The Congressional Budget Office (CBO) is the official scorekeeper of legislative proposals and in release a farm bill baseline. The ongoing farm bill debate has a $1.51 trillion baseline over 10 years. While CBO on Tuesday updated its forecasts, the farm bill baseline remains the same because House Ag Chair Glenn “GT” Thompson (R-Pa.) got his proposal approved in his panel by the end of May.
CBO now says USDA’s use of its Section 5 authority under the CCC would total $12 billion from fiscal year (FY) 2025 through 2034. In February, USDA estimated that it would spend $15 billion over that period. But either tally is nowhere near the $50 billion or more the House Agriculture Committee needs to fund commodity program increases.
The new CBO projections “prove what we have been saying all along: the House Republican farm bill is unpaid-for, relying on magic math and wishful thinking,” Senate Ag Chair Debbie Stabenow (D-Mich.) said. “In exchange for blocking USDA’s ability to provide real time assistance to farmers through the CCC to address emerging challenges, House Republicans received only a small fraction of the $50 billion hole they need to fill to pay for their bill,” she said.

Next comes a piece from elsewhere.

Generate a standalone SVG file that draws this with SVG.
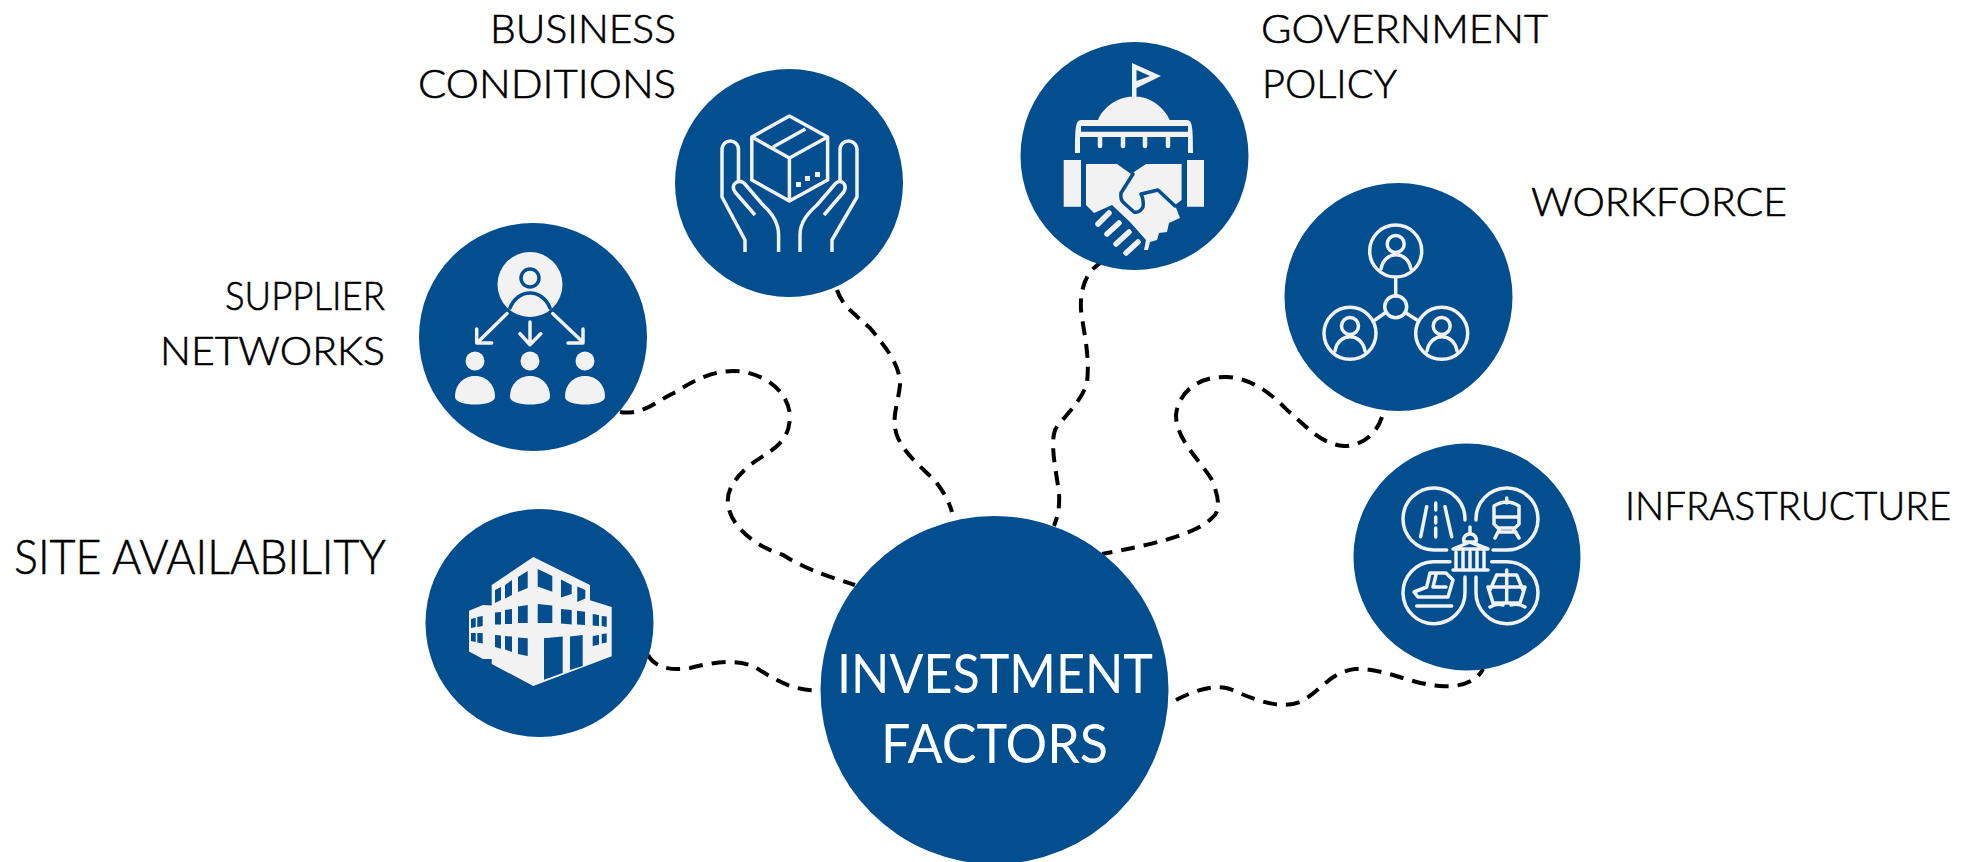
<svg xmlns="http://www.w3.org/2000/svg" width="1962" height="862" viewBox="0 0 1962 862">
<style>
.n{fill:#034e8f}
.c{fill:none;stroke:#000;stroke-width:4;stroke-dasharray:14 9;stroke-linejoin:round}
.l{font-family:"Lato","Liberation Sans",sans-serif;font-weight:300;font-size:40px;fill:#000;stroke:#000;stroke-width:.6px}
.w{fill:#fff;stroke:none;font-weight:400;font-size:55px}
.i{fill:none;stroke:#f2f2f2;stroke-width:3.500;stroke-linecap:round;stroke-linejoin:round}
.f{fill:#f2f2f2}
.b{fill:none;stroke:#034e8f;stroke-width:3.500;stroke-linejoin:round;stroke-linecap:round}
</style>
<rect width="1962" height="862" fill="#fff"/>
<g id="connectors">
<path class="c" d="M620 412C645 416 660 398 676 392C700 376 722 368 745 372C772 378 788 395 790 415C790 445 770 450 750 465C735 478 726 490 728 505C732 530 760 548 783 555C810 572 835 578 855 585"/>
<path class="c" d="M837 290C842 305 852 312 870 328C888 350 900 365 900 385C898 405 890 420 898 438C906 456 925 470 936 482C946 495 950 505 952 512"/>
<path class="c" d="M1104 261C1085 270 1080 290 1081 310C1084 335 1090 355 1087 383C1080 405 1060 420 1055 430C1050 445 1056 470 1059 493C1060 510 1057 518 1054 526"/>
<path class="c" d="M1382 417C1375 438 1358 446 1344 446C1320 444 1305 425 1287 410C1270 392 1250 378 1227 377C1195 376 1178 395 1176 415C1176 440 1200 460 1212 480C1220 500 1220 512 1212 518C1195 535 1150 545 1102 554"/>
<path class="c" d="M648 655C655 668 672 671 690 668C710 663 735 658 755 667C775 680 795 692 820 690"/>
<path class="c" d="M1176 700C1195 690 1215 684 1230 689C1255 700 1280 710 1300 702C1320 692 1330 672 1355 669C1385 668 1410 684 1440 686C1462 688 1478 680 1483 669"/>
</g>
<g id="site"><circle class="n" cx="539.500" cy="623" r="114"/>
<path class="f" d="M533.300 557L590 585V600.300L611.700 607V656.300L533.300 686L491.700 664V659H483L469 651.500V610.700L483 605L491.700 605.500V585Z"/>
<path class="n" d="M495 590L501 587V600L495 603ZM505 585L512 580V595L505 598.600ZM518 577L527.700 571V588L518 592ZM537.700 569L552.300 576V591.700L537.700 586.600ZM561 579.600L571.700 585V594L561 597.600V579.600ZM577.300 586.500L585.300 590V598.600L577.300 602Z"/>
<path class="n" d="M495 612.500L501 612V624.500H495ZM505 610L512 609V624H505ZM518 606.500L527.700 605V623H518ZM537.700 604L552.300 605.500V623H537.700ZM561 609L571.700 610V624.500L561 623.500ZM577 610.700L585 611.700V625L577 624.500ZM592.700 614L599 615V626L592.700 625.500ZM601.700 616L606.700 616.500V627L601.700 626Z"/>
<path class="n" d="M495 635L501 635.500V648.700L495 647ZM505 636L512 636.600V652L505 649.400ZM518 637.600L527.700 638.300V656L518 654ZM544 638.300L562.700 636.600V673L544 679.800ZM570 636.600L582.700 635V666L570 670ZM592.700 636L599 635V644.600L592.700 646ZM601.700 634L606.700 633.500V642.500L601.700 643.500Z"/>
<path class="n" d="M471 619L475.700 617.700V627L471 628ZM477.300 617L482.700 616V626L477.300 627ZM471 633L475.700 633V642L471 641ZM477.300 633L482.700 633V643.500L477.300 642.500Z"/></g>
<g id="supplier"><circle class="n" cx="533" cy="337" r="114"/>
<circle class="f" cx="530" cy="284.500" r="32.500"/>
<circle cx="530" cy="278" r="9" class="b"/>
<path class="b" d="M510 308C518 288 542 288 550 308"/>
<path class="i" d="M507 313.600L478 342M476.700 329V343H491.700M530 322V344.700M520 333.700L530 344.700L540.700 333.700M552.700 313.600L582.700 342M583 329V343H568"/>
<circle class="f" cx="475" cy="361" r="9.500"/><circle class="f" cx="530" cy="361" r="9.500"/><circle class="f" cx="585" cy="361" r="9.500"/>
<path class="f" d="M455 397C455 369 495 369 495 397C495 407 455 407 455 397Z"/>
<path class="f" d="M510 397C510 369 550 369 550 397C550 407 510 407 510 397Z"/>
<path class="f" d="M565 397C565 369 605 369 605 397C605 407 565 407 565 397Z"/></g>
<g id="business"><circle class="n" cx="789" cy="183" r="114"/>
<path class="i" style="stroke-linecap:butt" d="M789.400 116L751.800 137V180L789.400 201L827.600 180V137ZM751.800 137L789.400 158L827.600 137M789.400 158V201M773 147L805.400 129"/>
<path class="i" style="stroke-linecap:butt" d="M738.500 182V150C738.500 138 722 138 722 150V197L745 240V252M744 183L763 205C772 213 778.600 222 778.600 235V252M755 215L735 192C730 184 738 179 744 183"/>
<path class="i" style="stroke-linecap:butt" d="M840 182V150C840 138 857 138 857 150V197L832 240V252M836 183L817 205C808 213 800 222 800 235V252M824 215L843.700 192C848 184 841 179 836 183"/>
<path class="f" d="M796 182h5v5h-5zM805 176h5v5h-5zM815 172h5v5h-5z"/></g>
<g id="government"><circle class="n" cx="1134.500" cy="156" r="114"/>
<path class="f" fill-rule="evenodd" d="M1132 63L1161 76L1136.500 88V96.700C1150 96.700 1164 107 1169.800 120H1186C1192 120 1193 124 1193 153H1188V137H1080V153H1075C1075 124 1076 120 1082 120H1098C1103 107 1118 96.700 1132 96.700ZM1136.500 70V81L1150 76ZM1081 126V131.700H1188V126Z"/>
<path class="i" style="stroke-width:4.500" d="M1100 137V146M1123 137V146M1145 137V146M1168 137V146"/>
<path class="f" d="M1063.700 160H1081V206.700H1063.700ZM1187 160H1204V206.700H1187Z"/>
<path class="f" d="M1086 164H1117L1131 174L1146 164H1181.600V200L1175 205L1180 218L1169 223L1167 232L1159 233L1157 240L1150 242L1148 250H1144L1146 240L1130 222L1112 205L1094 213L1086 205Z"/>
<path class="b" d="M1133 174L1121 193Q1120 200 1124 203L1134 212Q1140 213 1143 207Q1144 200 1141 194L1158 190L1175 206"/>
<path class="i" style="stroke-width:5.500" d="M1098 224L1109 213M1107 234L1119 223M1116 244L1129 232M1126 253L1138 242"/>
</g>
<g id="workforce"><circle class="n" cx="1398.500" cy="297" r="114"/>
<g class="i"><circle cx="1395.700" cy="251" r="26"/><circle cx="1395.700" cy="244" r="8.500"/><path d="M1381 269C1384 250 1408 250 1411 269"/>
<circle cx="1350" cy="333.300" r="26"/><circle cx="1350" cy="326" r="8.500"/><path d="M1335 351C1338 332 1362 332 1365 351"/>
<circle cx="1441.700" cy="333.300" r="26"/><circle cx="1441.700" cy="326" r="8.500"/><path d="M1427 351C1430 332 1454 332 1457 351"/>
<circle cx="1395.700" cy="306.700" r="11"/><path d="M1395.700 278V296M1385 313L1375 320M1406 313L1417 320"/></g></g>
<g id="infrastructure"><circle class="n" cx="1467" cy="557" r="113.500"/>
<g class="i"><path d="M1446.700 550H1433.500A31 31 0 1 1 1465 520M1476 520A31 31 0 1 1 1506.700 550H1493M1450 561.700H1433A31 31 0 1 0 1465 592V577M1476 577V592A31 31 0 1 0 1506.700 561.700H1491.700"/>
<path d="M1426.700 506.700L1420.700 536.700M1445 506.700L1451.700 536.700M1435.700 503V510M1435.700 517V523M1435.700 528V537"/>
<path d="M1506.700 498V503M1494 506Q1506.700 498 1519 506V524L1515 528H1498L1494 524ZM1494 517H1519M1500 528L1495 538M1513 528L1519 538M1498 532H1516"/>
<path d="M1430 573H1446L1453 580L1448 597H1418L1414 592L1426.700 587ZM1436 575L1433 587H1446M1416.700 606H1451.700"/>
<path d="M1506.700 570V603M1496.700 575H1516.700L1523 590M1496.700 575L1490 590M1488 587H1525L1520 603H1493ZM1490 607Q1497 603 1503 605M1525 607Q1518 603 1511 605"/>
<path d="M1470 527V533M1470 534A6 6 0 0 1 1476 542H1464A6 6 0 0 1 1470 534ZM1453 549L1470 542L1488 549ZM1456 552V568M1463 552V568M1470 552V568M1477 552V568M1484 552V568M1453 570H1488"/></g></g>
<g id="center"><circle class="n" cx="994.500" cy="690" r="174"/>
<text class="l w" x="837" y="692.500" textLength="316" lengthAdjust="spacingAndGlyphs">INVESTMENT</text>
<text class="l w" x="881" y="762.500" textLength="227" lengthAdjust="spacingAndGlyphs">FACTORS</text></g>
<g id="labels">
<text class="l" x="490" y="43" textLength="186" lengthAdjust="spacingAndGlyphs">BUSINESS</text>
<text class="l" x="418" y="98" textLength="258" lengthAdjust="spacingAndGlyphs">CONDITIONS</text>
<text class="l" x="1261" y="43" textLength="287" lengthAdjust="spacingAndGlyphs">GOVERNMENT</text>
<text class="l" x="1262" y="98" textLength="135" lengthAdjust="spacingAndGlyphs">POLICY</text>
<text class="l" x="1531" y="216" textLength="256" lengthAdjust="spacingAndGlyphs">WORKFORCE</text>
<text class="l" x="225" y="310" textLength="160" lengthAdjust="spacingAndGlyphs">SUPPLIER</text>
<text class="l" x="160" y="365" textLength="225" lengthAdjust="spacingAndGlyphs">NETWORKS</text>
<text class="l" x="1625" y="520" textLength="326" lengthAdjust="spacingAndGlyphs">INFRASTRUCTURE</text>
<text class="l" x="14" y="574" textLength="372" lengthAdjust="spacingAndGlyphs" style="font-size:48px">SITE AVAILABILITY</text>
</g>
</svg>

Stabenow said her Rural Prosperity and Food Security Act “is meaningful and responsible. And, importantly, it does not fracture the farm and food coalition that is the foundation of every successful farm bill. I did the hard work of securing new resources outside of the farm bill through $2.3 billion invested in trade promotion and food aid and a $5 billion commitment in bipartisan offsets from my Leadership. It’s time to get real and stop the posturing and the rhetoric. It’s time to negotiate in reality. My door is open.”
Sen. John Boozman (R-Ark,) ranking member of the Senate Ag Committee, told us on AgriTalk he thinks the House needs to pass its farm bill to put pressure on Stabenow and Democrats.